*Stored items from a collection*

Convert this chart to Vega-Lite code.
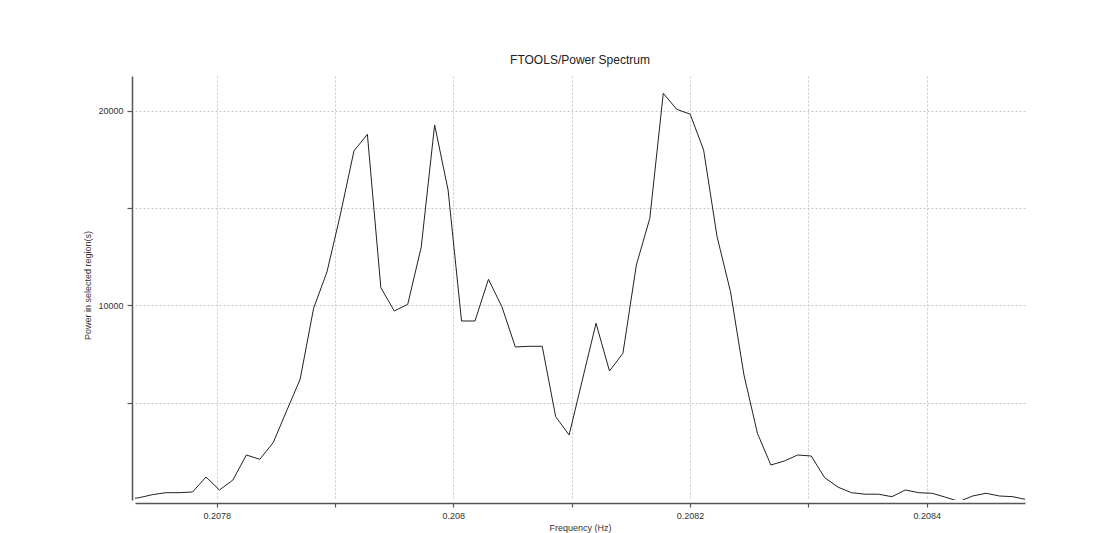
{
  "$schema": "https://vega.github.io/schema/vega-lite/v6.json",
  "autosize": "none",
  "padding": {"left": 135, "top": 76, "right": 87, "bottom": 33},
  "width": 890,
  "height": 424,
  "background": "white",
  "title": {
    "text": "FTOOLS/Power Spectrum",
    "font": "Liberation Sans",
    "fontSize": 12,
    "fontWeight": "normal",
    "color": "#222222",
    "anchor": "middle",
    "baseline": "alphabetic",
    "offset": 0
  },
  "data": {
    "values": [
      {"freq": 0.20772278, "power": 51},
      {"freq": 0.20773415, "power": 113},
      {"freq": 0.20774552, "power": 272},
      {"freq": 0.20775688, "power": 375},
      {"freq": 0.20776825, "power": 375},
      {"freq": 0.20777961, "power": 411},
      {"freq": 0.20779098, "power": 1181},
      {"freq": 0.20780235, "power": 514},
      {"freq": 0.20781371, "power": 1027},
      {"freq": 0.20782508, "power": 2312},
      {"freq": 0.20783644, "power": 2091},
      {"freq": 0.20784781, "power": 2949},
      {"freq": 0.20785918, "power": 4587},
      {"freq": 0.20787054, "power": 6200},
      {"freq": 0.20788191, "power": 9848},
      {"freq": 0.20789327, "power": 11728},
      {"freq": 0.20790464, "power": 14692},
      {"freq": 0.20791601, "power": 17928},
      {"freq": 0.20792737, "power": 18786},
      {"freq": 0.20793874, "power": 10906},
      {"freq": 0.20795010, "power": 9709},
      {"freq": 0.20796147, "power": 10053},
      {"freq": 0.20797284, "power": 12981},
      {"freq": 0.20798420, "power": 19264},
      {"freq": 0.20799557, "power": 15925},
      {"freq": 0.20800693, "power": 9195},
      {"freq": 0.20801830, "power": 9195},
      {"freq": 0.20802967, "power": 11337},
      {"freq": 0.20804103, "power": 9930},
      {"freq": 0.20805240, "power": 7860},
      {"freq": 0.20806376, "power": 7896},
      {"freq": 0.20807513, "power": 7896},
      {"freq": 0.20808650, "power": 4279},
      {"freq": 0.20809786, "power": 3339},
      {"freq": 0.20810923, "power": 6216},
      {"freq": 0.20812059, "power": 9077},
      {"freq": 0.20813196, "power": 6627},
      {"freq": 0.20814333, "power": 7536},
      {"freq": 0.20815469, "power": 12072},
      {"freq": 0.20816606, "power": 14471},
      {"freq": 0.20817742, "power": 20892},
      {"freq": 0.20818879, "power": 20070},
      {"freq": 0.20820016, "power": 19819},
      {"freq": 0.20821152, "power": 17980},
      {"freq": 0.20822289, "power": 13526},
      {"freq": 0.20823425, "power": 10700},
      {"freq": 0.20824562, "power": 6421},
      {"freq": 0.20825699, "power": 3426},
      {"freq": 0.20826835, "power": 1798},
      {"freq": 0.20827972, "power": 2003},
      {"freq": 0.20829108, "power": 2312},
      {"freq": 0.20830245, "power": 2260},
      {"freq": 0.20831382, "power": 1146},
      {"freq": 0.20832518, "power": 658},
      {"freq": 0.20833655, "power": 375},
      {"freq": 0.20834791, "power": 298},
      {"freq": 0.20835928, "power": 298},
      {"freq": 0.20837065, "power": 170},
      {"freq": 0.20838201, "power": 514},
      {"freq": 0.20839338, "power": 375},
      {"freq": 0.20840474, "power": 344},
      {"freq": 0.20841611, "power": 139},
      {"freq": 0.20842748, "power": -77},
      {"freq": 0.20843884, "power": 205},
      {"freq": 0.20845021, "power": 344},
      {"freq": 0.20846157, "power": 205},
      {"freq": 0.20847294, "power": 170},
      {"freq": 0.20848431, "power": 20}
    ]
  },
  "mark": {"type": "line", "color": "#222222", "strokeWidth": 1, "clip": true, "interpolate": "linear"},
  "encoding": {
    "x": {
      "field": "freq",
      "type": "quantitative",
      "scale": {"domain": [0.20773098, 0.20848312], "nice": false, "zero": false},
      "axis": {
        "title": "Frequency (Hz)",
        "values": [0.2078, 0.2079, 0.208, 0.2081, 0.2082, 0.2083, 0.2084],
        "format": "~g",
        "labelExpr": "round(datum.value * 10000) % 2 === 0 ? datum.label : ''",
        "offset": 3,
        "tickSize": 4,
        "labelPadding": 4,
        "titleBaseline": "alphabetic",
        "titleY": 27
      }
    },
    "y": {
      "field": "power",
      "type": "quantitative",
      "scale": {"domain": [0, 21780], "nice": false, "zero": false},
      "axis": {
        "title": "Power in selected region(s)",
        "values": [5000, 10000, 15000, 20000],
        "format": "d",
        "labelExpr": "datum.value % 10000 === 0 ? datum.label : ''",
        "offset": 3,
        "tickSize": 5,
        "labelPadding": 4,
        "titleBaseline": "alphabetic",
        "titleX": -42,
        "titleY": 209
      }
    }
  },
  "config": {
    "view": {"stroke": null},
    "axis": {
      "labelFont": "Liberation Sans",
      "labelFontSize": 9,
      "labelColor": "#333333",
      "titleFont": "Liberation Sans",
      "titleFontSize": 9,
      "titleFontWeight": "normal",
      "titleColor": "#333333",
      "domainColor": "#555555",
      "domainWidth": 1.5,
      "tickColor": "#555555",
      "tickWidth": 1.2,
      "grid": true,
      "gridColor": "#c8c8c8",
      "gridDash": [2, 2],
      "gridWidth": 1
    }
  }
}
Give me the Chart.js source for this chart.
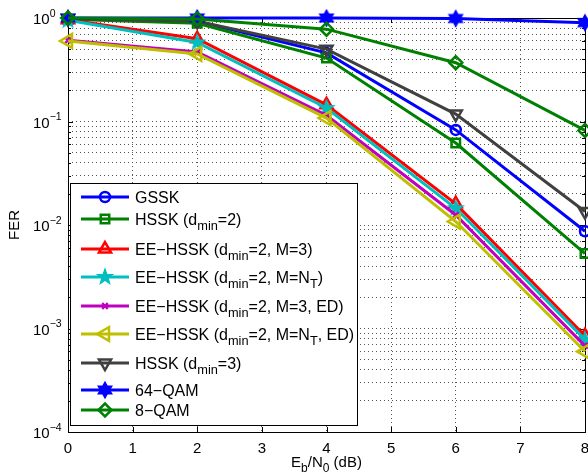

*Written instruction*
Print the records above exactly as they stand, but leave out the pictures.

*Task answer*
Convert this chart to Vega-Lite code.
{
  "$schema": "https://vega.github.io/schema/vega-lite/v6.json",
  "autosize": "none",
  "padding": {"left": 135, "top": 76, "right": 87, "bottom": 33},
  "width": 890,
  "height": 424,
  "background": "white",
  "title": {
    "text": "FTOOLS/Power Spectrum",
    "font": "Liberation Sans",
    "fontSize": 12,
    "fontWeight": "normal",
    "color": "#222222",
    "anchor": "middle",
    "baseline": "alphabetic",
    "offset": 0
  },
  "data": {
    "values": [
      {"freq": 0.20772278, "power": 51},
      {"freq": 0.20773415, "power": 113},
      {"freq": 0.20774552, "power": 272},
      {"freq": 0.20775688, "power": 375},
      {"freq": 0.20776825, "power": 375},
      {"freq": 0.20777961, "power": 411},
      {"freq": 0.20779098, "power": 1181},
      {"freq": 0.20780235, "power": 514},
      {"freq": 0.20781371, "power": 1027},
      {"freq": 0.20782508, "power": 2312},
      {"freq": 0.20783644, "power": 2091},
      {"freq": 0.20784781, "power": 2949},
      {"freq": 0.20785918, "power": 4587},
      {"freq": 0.20787054, "power": 6200},
      {"freq": 0.20788191, "power": 9848},
      {"freq": 0.20789327, "power": 11728},
      {"freq": 0.20790464, "power": 14692},
      {"freq": 0.20791601, "power": 17928},
      {"freq": 0.20792737, "power": 18786},
      {"freq": 0.20793874, "power": 10906},
      {"freq": 0.20795010, "power": 9709},
      {"freq": 0.20796147, "power": 10053},
      {"freq": 0.20797284, "power": 12981},
      {"freq": 0.20798420, "power": 19264},
      {"freq": 0.20799557, "power": 15925},
      {"freq": 0.20800693, "power": 9195},
      {"freq": 0.20801830, "power": 9195},
      {"freq": 0.20802967, "power": 11337},
      {"freq": 0.20804103, "power": 9930},
      {"freq": 0.20805240, "power": 7860},
      {"freq": 0.20806376, "power": 7896},
      {"freq": 0.20807513, "power": 7896},
      {"freq": 0.20808650, "power": 4279},
      {"freq": 0.20809786, "power": 3339},
      {"freq": 0.20810923, "power": 6216},
      {"freq": 0.20812059, "power": 9077},
      {"freq": 0.20813196, "power": 6627},
      {"freq": 0.20814333, "power": 7536},
      {"freq": 0.20815469, "power": 12072},
      {"freq": 0.20816606, "power": 14471},
      {"freq": 0.20817742, "power": 20892},
      {"freq": 0.20818879, "power": 20070},
      {"freq": 0.20820016, "power": 19819},
      {"freq": 0.20821152, "power": 17980},
      {"freq": 0.20822289, "power": 13526},
      {"freq": 0.20823425, "power": 10700},
      {"freq": 0.20824562, "power": 6421},
      {"freq": 0.20825699, "power": 3426},
      {"freq": 0.20826835, "power": 1798},
      {"freq": 0.20827972, "power": 2003},
      {"freq": 0.20829108, "power": 2312},
      {"freq": 0.20830245, "power": 2260},
      {"freq": 0.20831382, "power": 1146},
      {"freq": 0.20832518, "power": 658},
      {"freq": 0.20833655, "power": 375},
      {"freq": 0.20834791, "power": 298},
      {"freq": 0.20835928, "power": 298},
      {"freq": 0.20837065, "power": 170},
      {"freq": 0.20838201, "power": 514},
      {"freq": 0.20839338, "power": 375},
      {"freq": 0.20840474, "power": 344},
      {"freq": 0.20841611, "power": 139},
      {"freq": 0.20842748, "power": -77},
      {"freq": 0.20843884, "power": 205},
      {"freq": 0.20845021, "power": 344},
      {"freq": 0.20846157, "power": 205},
      {"freq": 0.20847294, "power": 170},
      {"freq": 0.20848431, "power": 20}
    ]
  },
  "mark": {"type": "line", "color": "#222222", "strokeWidth": 1, "clip": true, "interpolate": "linear"},
  "encoding": {
    "x": {
      "field": "freq",
      "type": "quantitative",
      "scale": {"domain": [0.20773098, 0.20848312], "nice": false, "zero": false},
      "axis": {
        "title": "Frequency (Hz)",
        "values": [0.2078, 0.2079, 0.208, 0.2081, 0.2082, 0.2083, 0.2084],
        "format": "~g",
        "labelExpr": "round(datum.value * 10000) % 2 === 0 ? datum.label : ''",
        "offset": 3,
        "tickSize": 4,
        "labelPadding": 4,
        "titleBaseline": "alphabetic",
        "titleY": 27
      }
    },
    "y": {
      "field": "power",
      "type": "quantitative",
      "scale": {"domain": [0, 21780], "nice": false, "zero": false},
      "axis": {
        "title": "Power in selected region(s)",
        "values": [5000, 10000, 15000, 20000],
        "format": "d",
        "labelExpr": "datum.value % 10000 === 0 ? datum.label : ''",
        "offset": 3,
        "tickSize": 5,
        "labelPadding": 4,
        "titleBaseline": "alphabetic",
        "titleX": -42,
        "titleY": 209
      }
    }
  },
  "config": {
    "view": {"stroke": null},
    "axis": {
      "labelFont": "Liberation Sans",
      "labelFontSize": 9,
      "labelColor": "#333333",
      "titleFont": "Liberation Sans",
      "titleFontSize": 9,
      "titleFontWeight": "normal",
      "titleColor": "#333333",
      "domainColor": "#555555",
      "domainWidth": 1.5,
      "tickColor": "#555555",
      "tickWidth": 1.2,
      "grid": true,
      "gridColor": "#c8c8c8",
      "gridDash": [2, 2],
      "gridWidth": 1
    }
  }
}
Give me the Chart.js source for this chart.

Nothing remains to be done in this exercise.